──────── Records provided

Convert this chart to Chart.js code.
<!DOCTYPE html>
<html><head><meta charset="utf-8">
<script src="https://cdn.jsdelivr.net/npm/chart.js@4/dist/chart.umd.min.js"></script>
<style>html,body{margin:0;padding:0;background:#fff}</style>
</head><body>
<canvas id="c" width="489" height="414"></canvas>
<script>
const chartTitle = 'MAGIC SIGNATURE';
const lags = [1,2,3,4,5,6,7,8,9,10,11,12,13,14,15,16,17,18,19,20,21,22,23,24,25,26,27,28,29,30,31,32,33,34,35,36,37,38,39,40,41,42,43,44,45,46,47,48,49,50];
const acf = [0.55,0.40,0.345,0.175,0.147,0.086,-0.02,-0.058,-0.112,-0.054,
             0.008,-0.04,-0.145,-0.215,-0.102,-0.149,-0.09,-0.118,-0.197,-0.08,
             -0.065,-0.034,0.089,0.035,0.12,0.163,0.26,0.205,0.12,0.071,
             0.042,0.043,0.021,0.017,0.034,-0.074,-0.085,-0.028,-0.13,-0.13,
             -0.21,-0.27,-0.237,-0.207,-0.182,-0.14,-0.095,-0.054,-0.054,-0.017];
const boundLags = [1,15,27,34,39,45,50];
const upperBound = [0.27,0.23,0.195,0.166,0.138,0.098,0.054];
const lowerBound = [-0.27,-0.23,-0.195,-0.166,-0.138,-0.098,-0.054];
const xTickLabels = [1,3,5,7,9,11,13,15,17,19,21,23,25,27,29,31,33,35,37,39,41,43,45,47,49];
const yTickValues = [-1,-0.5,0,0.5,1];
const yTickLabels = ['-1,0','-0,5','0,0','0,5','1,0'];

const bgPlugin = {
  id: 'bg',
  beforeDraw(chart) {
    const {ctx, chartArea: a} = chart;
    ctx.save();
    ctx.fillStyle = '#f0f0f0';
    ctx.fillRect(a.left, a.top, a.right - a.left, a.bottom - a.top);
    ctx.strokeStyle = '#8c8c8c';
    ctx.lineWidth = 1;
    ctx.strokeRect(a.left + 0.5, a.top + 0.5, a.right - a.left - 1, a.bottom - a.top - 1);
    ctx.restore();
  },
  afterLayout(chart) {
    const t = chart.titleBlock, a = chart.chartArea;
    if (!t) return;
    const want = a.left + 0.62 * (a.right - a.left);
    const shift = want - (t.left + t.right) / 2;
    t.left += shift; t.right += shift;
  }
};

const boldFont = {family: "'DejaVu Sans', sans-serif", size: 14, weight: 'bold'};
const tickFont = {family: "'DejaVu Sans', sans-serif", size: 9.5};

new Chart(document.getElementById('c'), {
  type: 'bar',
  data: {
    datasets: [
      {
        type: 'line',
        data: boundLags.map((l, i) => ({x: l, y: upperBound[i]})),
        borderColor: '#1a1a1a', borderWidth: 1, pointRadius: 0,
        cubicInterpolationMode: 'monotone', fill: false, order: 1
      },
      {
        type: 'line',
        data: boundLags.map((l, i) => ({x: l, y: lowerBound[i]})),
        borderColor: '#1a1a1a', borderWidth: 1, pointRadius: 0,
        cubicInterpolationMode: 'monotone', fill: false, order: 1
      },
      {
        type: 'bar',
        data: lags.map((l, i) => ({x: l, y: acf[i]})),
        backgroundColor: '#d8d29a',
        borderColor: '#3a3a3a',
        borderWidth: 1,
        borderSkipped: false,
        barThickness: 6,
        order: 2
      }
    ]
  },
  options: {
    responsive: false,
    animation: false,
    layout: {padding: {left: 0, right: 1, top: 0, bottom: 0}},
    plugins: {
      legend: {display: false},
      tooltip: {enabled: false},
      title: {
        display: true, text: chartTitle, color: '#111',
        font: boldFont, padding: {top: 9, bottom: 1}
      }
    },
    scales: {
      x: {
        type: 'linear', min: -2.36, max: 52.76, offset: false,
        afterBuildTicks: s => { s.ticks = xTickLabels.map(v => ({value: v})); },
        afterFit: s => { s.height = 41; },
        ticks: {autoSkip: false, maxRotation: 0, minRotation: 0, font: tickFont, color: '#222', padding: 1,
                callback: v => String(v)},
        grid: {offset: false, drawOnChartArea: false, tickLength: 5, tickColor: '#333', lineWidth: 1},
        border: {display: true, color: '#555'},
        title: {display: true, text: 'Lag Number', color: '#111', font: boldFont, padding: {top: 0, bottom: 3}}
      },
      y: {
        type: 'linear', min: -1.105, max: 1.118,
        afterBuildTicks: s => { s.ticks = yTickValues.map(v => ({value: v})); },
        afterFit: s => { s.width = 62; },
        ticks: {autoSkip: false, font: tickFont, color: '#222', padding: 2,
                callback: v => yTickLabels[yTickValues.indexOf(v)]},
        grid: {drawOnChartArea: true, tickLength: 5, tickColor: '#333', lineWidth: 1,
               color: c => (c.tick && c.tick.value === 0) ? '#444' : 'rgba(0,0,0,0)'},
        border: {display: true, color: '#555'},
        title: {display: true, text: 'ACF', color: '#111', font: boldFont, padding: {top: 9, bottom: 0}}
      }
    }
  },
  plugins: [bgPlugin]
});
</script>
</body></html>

────────────────
──────── Records provided

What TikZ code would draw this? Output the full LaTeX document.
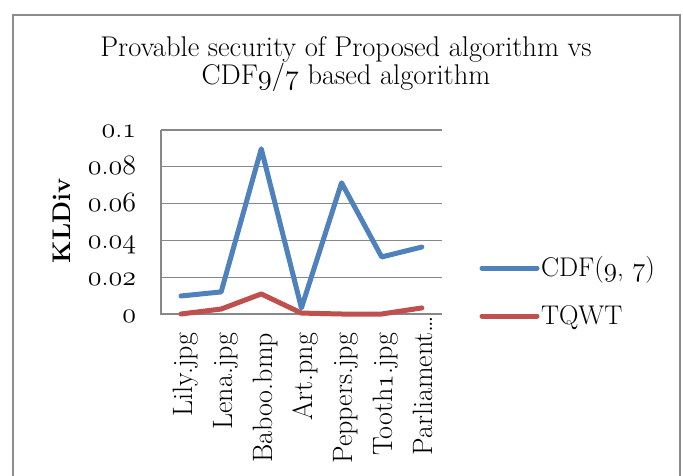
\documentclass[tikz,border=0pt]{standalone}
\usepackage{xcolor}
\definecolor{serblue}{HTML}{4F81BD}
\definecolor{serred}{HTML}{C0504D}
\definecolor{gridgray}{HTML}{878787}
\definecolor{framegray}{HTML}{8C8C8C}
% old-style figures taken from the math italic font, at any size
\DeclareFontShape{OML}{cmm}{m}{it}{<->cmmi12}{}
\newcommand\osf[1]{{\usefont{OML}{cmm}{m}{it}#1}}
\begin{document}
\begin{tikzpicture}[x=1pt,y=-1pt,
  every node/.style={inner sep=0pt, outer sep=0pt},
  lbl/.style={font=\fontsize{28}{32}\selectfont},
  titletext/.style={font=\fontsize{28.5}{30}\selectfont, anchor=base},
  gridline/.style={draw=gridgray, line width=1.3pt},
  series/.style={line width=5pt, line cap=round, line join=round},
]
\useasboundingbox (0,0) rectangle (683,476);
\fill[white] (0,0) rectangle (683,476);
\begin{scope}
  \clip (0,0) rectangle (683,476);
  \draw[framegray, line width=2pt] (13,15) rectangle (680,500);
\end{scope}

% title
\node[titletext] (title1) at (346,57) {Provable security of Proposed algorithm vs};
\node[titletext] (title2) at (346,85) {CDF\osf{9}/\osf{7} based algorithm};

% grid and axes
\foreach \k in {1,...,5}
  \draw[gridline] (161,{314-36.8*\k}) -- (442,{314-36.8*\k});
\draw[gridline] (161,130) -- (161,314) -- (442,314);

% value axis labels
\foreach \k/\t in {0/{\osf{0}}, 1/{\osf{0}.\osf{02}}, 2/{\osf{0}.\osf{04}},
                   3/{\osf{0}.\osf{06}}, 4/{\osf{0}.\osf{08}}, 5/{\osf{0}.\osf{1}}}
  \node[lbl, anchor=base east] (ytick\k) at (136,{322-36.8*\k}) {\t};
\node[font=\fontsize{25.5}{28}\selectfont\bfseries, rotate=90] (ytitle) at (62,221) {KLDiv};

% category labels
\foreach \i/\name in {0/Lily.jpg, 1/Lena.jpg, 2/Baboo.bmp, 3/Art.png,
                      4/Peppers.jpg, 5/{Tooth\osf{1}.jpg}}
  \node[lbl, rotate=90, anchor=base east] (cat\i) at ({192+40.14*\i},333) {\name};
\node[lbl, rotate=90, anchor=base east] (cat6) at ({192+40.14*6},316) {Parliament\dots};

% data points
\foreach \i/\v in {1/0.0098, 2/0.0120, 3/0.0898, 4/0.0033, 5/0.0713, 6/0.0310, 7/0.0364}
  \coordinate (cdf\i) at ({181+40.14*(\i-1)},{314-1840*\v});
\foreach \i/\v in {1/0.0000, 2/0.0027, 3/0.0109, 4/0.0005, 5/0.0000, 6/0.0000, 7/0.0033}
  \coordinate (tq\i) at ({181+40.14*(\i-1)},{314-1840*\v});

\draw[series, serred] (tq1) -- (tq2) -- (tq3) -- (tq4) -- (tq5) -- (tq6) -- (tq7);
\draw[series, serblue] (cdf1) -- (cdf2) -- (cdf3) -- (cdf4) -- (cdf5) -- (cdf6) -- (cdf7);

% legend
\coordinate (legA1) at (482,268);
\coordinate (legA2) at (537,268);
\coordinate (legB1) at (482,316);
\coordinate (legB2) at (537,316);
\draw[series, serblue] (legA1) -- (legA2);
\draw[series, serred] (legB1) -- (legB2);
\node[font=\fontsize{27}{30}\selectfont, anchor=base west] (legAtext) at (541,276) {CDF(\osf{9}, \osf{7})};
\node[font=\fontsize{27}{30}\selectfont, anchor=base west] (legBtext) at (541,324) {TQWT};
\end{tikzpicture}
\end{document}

────────────────
──────── Records provided

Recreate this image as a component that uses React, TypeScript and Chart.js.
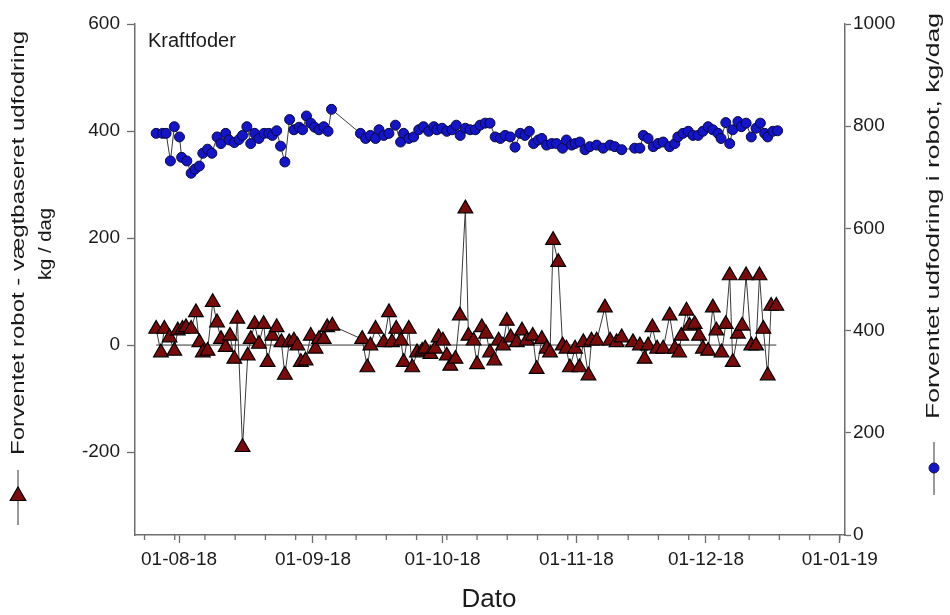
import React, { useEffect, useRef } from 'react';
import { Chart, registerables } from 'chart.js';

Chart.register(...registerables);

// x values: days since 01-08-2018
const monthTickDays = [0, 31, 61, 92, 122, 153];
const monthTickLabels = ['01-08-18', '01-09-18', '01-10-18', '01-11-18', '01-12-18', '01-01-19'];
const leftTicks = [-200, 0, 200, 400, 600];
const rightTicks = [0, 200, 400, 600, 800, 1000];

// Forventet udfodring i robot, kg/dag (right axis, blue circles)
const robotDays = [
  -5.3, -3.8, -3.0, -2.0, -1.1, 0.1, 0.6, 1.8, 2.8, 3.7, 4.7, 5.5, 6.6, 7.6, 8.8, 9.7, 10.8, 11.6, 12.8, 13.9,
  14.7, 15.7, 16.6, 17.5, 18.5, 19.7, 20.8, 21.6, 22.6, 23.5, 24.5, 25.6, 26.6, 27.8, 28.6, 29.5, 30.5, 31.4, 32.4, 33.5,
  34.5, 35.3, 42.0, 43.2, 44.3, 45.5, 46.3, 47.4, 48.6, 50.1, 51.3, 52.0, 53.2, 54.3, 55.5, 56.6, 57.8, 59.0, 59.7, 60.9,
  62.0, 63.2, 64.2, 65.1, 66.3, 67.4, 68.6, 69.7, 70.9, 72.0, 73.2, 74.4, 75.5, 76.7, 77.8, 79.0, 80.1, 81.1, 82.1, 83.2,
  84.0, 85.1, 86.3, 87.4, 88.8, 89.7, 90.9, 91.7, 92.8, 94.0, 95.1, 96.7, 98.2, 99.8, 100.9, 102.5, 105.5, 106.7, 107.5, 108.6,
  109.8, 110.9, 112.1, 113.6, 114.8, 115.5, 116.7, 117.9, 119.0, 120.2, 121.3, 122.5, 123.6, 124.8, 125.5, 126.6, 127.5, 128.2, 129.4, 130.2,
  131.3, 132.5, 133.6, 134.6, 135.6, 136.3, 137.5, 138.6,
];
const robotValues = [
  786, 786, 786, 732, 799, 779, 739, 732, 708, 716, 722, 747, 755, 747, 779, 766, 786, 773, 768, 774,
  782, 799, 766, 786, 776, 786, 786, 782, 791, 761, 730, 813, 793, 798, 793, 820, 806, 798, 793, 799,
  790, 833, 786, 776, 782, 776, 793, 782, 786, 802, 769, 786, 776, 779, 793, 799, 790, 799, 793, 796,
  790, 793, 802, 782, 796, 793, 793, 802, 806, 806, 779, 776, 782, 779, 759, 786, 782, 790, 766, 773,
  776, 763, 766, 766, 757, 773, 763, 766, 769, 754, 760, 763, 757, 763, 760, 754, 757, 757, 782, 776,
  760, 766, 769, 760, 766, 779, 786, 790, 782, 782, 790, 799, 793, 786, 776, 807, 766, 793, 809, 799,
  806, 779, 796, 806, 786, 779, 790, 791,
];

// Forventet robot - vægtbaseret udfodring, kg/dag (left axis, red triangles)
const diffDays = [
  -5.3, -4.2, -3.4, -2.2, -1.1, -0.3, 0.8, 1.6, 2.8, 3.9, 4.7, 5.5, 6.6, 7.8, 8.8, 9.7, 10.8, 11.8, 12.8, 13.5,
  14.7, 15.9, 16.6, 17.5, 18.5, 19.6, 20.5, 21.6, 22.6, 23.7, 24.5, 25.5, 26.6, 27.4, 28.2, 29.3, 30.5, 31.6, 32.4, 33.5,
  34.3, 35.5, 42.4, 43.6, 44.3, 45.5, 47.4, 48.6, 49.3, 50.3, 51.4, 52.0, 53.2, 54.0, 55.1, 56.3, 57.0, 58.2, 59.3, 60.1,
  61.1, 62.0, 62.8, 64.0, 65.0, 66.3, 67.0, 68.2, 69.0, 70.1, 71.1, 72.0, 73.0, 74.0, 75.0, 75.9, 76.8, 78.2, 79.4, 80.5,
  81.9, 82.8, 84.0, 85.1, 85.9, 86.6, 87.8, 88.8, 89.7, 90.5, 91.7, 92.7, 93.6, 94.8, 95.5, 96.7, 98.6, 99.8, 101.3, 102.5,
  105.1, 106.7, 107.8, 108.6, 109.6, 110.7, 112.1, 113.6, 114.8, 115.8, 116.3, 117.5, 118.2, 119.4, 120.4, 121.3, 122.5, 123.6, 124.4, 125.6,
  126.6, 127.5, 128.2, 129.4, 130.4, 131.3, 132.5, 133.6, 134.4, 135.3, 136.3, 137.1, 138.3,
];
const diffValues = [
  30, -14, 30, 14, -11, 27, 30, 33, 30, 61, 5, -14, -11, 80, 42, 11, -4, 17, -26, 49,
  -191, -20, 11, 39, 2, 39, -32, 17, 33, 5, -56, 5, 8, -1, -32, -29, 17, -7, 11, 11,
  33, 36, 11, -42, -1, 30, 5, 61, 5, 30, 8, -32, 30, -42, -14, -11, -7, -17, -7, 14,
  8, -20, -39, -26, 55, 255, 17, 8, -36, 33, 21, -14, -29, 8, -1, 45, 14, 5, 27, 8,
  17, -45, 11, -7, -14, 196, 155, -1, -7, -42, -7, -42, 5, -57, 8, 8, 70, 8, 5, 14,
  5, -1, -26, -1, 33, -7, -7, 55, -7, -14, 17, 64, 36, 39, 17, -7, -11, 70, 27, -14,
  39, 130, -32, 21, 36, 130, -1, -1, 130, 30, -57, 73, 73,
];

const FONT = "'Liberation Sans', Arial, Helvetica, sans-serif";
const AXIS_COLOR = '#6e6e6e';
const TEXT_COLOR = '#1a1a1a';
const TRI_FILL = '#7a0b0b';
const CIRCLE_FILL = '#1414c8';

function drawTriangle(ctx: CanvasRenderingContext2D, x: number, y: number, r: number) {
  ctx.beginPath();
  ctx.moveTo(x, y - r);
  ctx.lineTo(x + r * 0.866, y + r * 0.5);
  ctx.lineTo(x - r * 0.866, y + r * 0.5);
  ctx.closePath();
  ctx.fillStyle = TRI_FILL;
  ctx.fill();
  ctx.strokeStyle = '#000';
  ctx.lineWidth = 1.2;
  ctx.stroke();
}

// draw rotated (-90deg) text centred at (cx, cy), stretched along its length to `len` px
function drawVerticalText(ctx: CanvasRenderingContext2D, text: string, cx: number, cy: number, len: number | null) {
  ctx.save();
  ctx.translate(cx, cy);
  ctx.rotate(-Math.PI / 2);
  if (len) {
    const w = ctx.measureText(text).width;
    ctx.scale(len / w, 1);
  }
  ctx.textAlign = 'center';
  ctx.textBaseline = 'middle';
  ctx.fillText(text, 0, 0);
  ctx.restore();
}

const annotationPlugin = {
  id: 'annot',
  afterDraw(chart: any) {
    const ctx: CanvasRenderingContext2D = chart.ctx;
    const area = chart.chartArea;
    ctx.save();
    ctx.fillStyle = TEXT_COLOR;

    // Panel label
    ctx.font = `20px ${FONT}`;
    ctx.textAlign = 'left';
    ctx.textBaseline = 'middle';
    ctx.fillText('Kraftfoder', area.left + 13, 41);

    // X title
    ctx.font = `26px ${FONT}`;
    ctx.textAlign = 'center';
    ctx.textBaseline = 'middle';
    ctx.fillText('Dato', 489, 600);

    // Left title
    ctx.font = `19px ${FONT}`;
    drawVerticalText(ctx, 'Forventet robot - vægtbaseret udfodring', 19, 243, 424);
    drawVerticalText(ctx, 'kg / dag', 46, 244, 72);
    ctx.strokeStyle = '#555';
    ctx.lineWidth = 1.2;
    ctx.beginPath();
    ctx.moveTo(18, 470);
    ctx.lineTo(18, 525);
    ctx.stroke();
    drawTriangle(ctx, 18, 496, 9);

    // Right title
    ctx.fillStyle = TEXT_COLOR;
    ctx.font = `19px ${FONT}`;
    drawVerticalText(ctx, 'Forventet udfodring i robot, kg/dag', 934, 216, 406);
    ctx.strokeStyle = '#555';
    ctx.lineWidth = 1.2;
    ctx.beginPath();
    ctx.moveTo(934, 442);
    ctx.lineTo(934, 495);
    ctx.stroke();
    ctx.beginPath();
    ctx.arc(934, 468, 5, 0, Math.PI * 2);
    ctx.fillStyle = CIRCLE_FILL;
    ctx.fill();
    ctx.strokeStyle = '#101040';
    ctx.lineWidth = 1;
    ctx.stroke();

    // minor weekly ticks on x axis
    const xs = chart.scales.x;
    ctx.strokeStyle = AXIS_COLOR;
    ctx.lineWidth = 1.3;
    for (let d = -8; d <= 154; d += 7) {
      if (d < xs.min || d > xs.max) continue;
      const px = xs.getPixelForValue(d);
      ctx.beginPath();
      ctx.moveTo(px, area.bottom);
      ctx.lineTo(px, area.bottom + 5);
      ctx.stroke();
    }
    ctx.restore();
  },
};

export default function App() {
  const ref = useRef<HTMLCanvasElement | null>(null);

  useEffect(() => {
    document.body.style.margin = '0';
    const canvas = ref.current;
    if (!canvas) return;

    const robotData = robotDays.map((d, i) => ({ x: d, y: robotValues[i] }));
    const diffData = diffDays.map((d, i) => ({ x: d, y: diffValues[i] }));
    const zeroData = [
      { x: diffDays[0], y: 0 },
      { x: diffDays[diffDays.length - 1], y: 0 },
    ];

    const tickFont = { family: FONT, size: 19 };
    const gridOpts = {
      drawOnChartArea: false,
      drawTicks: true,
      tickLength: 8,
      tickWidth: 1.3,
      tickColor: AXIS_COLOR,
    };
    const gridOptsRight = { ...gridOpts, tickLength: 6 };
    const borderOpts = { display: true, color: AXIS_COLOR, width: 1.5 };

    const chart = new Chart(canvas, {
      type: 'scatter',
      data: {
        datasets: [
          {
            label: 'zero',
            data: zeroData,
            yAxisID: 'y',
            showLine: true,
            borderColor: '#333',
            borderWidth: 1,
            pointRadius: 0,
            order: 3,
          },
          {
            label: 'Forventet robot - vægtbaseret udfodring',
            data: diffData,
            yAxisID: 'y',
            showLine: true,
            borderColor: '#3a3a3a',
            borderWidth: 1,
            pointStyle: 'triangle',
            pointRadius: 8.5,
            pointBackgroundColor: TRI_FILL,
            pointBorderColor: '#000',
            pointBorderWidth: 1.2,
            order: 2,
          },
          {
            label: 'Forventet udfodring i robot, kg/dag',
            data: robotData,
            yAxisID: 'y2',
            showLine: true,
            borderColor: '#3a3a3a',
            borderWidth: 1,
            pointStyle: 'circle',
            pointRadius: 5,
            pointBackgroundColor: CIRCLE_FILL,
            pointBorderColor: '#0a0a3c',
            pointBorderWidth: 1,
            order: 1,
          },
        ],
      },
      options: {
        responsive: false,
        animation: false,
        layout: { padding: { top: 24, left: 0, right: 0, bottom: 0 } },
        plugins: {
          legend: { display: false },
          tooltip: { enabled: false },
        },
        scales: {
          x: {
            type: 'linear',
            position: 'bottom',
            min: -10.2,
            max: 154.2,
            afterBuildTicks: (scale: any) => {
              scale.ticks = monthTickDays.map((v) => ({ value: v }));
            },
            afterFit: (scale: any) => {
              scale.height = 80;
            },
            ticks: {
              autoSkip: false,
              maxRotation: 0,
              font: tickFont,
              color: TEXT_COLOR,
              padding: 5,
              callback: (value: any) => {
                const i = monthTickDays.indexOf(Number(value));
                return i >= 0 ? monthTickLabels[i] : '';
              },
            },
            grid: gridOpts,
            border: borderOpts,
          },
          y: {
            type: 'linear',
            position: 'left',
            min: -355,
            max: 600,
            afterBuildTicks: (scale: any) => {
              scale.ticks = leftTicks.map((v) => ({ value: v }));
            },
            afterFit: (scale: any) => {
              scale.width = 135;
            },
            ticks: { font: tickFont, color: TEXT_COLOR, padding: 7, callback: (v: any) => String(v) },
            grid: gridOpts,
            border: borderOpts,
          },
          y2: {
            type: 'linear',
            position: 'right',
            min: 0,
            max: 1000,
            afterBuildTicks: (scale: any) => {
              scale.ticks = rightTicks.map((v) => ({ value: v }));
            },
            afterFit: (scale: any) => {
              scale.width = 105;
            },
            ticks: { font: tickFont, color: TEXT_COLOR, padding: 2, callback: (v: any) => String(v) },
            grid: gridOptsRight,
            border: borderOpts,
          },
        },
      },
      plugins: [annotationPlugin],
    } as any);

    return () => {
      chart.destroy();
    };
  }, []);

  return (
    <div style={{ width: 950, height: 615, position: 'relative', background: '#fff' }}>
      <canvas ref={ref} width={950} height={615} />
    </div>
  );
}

────────────────

**Task description:** Nothing but the lines above, starting at the line that contains "Recreate this image" and ending at the line that contains "Chart.register(...registerables);", should be given again, exactly and without the pictures.

**Solution for this task:**
Recreate this image as a component that uses React, TypeScript and Chart.js.
import React, { useEffect, useRef } from 'react';
import { Chart, registerables } from 'chart.js';

Chart.register(...registerables);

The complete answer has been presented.